◆ **GIVEN EXERCISE**
Starting with the first line of the listing, quote each line exactly until and including the one with "0.050, 0.051, 0.102]", leaving pictures out.

::: DATA SEGMENT

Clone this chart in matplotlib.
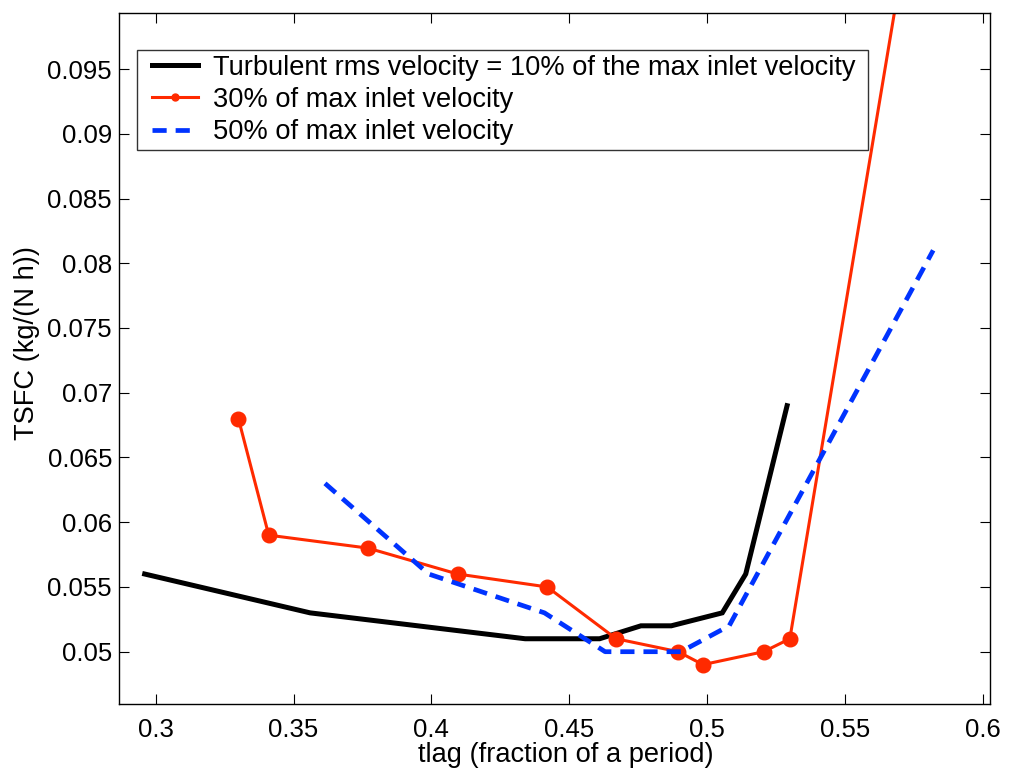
import matplotlib
matplotlib.use("Agg")
import matplotlib.pyplot as plt
from matplotlib.legend_handler import HandlerLine2D

plt.rcParams['font.family'] = ['Liberation Sans', 'DejaVu Sans']

# Turbulent rms velocity = 10% of max inlet velocity
tlag_10 = [0.296, 0.356, 0.434, 0.461, 0.476, 0.487, 0.5055, 0.514, 0.529]
tsfc_10 = [0.056, 0.053, 0.051, 0.051, 0.052, 0.052, 0.053, 0.056, 0.069]

# 30% of max inlet velocity
tlag_30 = [0.330, 0.341, 0.377, 0.4095, 0.442, 0.467, 0.4895, 0.4985, 0.5205, 0.530, 0.570]
tsfc_30 = [0.068, 0.059, 0.058, 0.056, 0.055, 0.051, 0.050, 0.049, 0.050, 0.051, 0.102]

# 50% of max inlet velocity
tlag_50 = [0.3614, 0.399, 0.441, 0.463, 0.4905, 0.508, 0.582]
tsfc_50 = [0.063, 0.056, 0.053, 0.050, 0.050, 0.052, 0.081]

xticks = [0.3, 0.35, 0.4, 0.45, 0.5, 0.55, 0.6]
xtick_labels = ['0.3', '0.35', '0.4', '0.45', '0.5', '0.55', '0.6']
yticks = [0.05, 0.055, 0.06, 0.065, 0.07, 0.075, 0.08, 0.085, 0.09, 0.095]
ytick_labels = ['0.05', '0.055', '0.06', '0.065', '0.07', '0.075', '0.08', '0.085', '0.09', '0.095']

legend_labels = ['Turbulent rms velocity = 10% of the max inlet velocity',
                 '30% of max inlet velocity',
                 '50% of max inlet velocity']


class ShiftedLineHandler(HandlerLine2D):
    """Legend line drawn a few points to the right, with a small marker."""

    def __init__(self, shift=7.2, marker_size=5, **kw):
        super().__init__(**kw)
        self.shift = shift
        self.marker_size = marker_size

    def create_artists(self, legend, orig_handle, xdescent, ydescent,
                       width, height, fontsize, trans):
        arts = super().create_artists(legend, orig_handle,
                                      xdescent - self.shift, ydescent,
                                      width, height, fontsize, trans)
        for a in arts:
            if a.get_marker() not in (None, 'None', '', ' '):
                a.set_markersize(self.marker_size)
        return arts


fig = plt.figure(figsize=(10.13, 7.70), dpi=100)
ax = fig.add_axes([0.1175, 0.0857, 0.8598, 0.8978])

red = '#ff2a00'
blue = '#0033ff'

l1, = ax.plot(tlag_10, tsfc_10, color='black', lw=3.6, solid_joinstyle='miter',
              label=legend_labels[0])
l2, = ax.plot(tlag_30, tsfc_30, color=red, lw=2.2, marker='o', markersize=10.5,
              markeredgecolor=red, markerfacecolor=red, label=legend_labels[1])
l3, = ax.plot(tlag_50, tsfc_50, color=blue, lw=3.4, linestyle=(0, (3.0, 1.9)),
              label=legend_labels[2])

ax.set_xlim(0.2867, 0.6026)
ax.set_ylim(0.04596, 0.09935)

ax.set_xticks(xticks)
ax.set_xticklabels(xtick_labels)
ax.set_yticks(yticks)
ax.set_yticklabels(ytick_labels)

ax.tick_params(direction='in', length=7, width=0.8, top=True, right=True,
               labelsize=18.5)
ax.tick_params(axis='x', pad=10)
ax.tick_params(axis='y', pad=5)
for s in ax.spines.values():
    s.set_linewidth(1.0)

ax.set_xlabel('tlag (fraction of a period)', fontsize=19.6)
ax.set_ylabel('TSFC (kg/(N h))', fontsize=19.6)
ax.xaxis.set_label_coords(0.5126, -0.055)
ax.yaxis.set_label_coords(-0.0907, 0.522)

handler = ShiftedLineHandler(shift=7.2, marker_size=5)
# trailing space on the widest entry gives the frame its right-hand margin
leg = ax.legend(handles=[l1, l2, l3],
                labels=[legend_labels[0] + ' ', legend_labels[1], legend_labels[2]],
                loc='upper left', bbox_to_anchor=(0.0203, 0.9465),
                borderaxespad=0, fontsize=19.6, frameon=True, fancybox=False,
                edgecolor='black', handlelength=1.71, handletextpad=0.92,
                borderpad=0.18, labelspacing=0.235,
                handler_map={l1: handler, l2: handler, l3: handler})
leg.get_frame().set_linewidth(1.0)

fig.savefig('out.png', dpi=100)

::::::

◆ **REPLY TO THE EXERCISE**
Clone this chart in matplotlib.
import matplotlib
matplotlib.use("Agg")
import matplotlib.pyplot as plt
from matplotlib.legend_handler import HandlerLine2D

plt.rcParams['font.family'] = ['Liberation Sans', 'DejaVu Sans']

# Turbulent rms velocity = 10% of max inlet velocity
tlag_10 = [0.296, 0.356, 0.434, 0.461, 0.476, 0.487, 0.5055, 0.514, 0.529]
tsfc_10 = [0.056, 0.053, 0.051, 0.051, 0.052, 0.052, 0.053, 0.056, 0.069]

# 30% of max inlet velocity
tlag_30 = [0.330, 0.341, 0.377, 0.4095, 0.442, 0.467, 0.4895, 0.4985, 0.5205, 0.530, 0.570]
tsfc_30 = [0.068, 0.059, 0.058, 0.056, 0.055, 0.051, 0.050, 0.049, 0.050, 0.051, 0.102]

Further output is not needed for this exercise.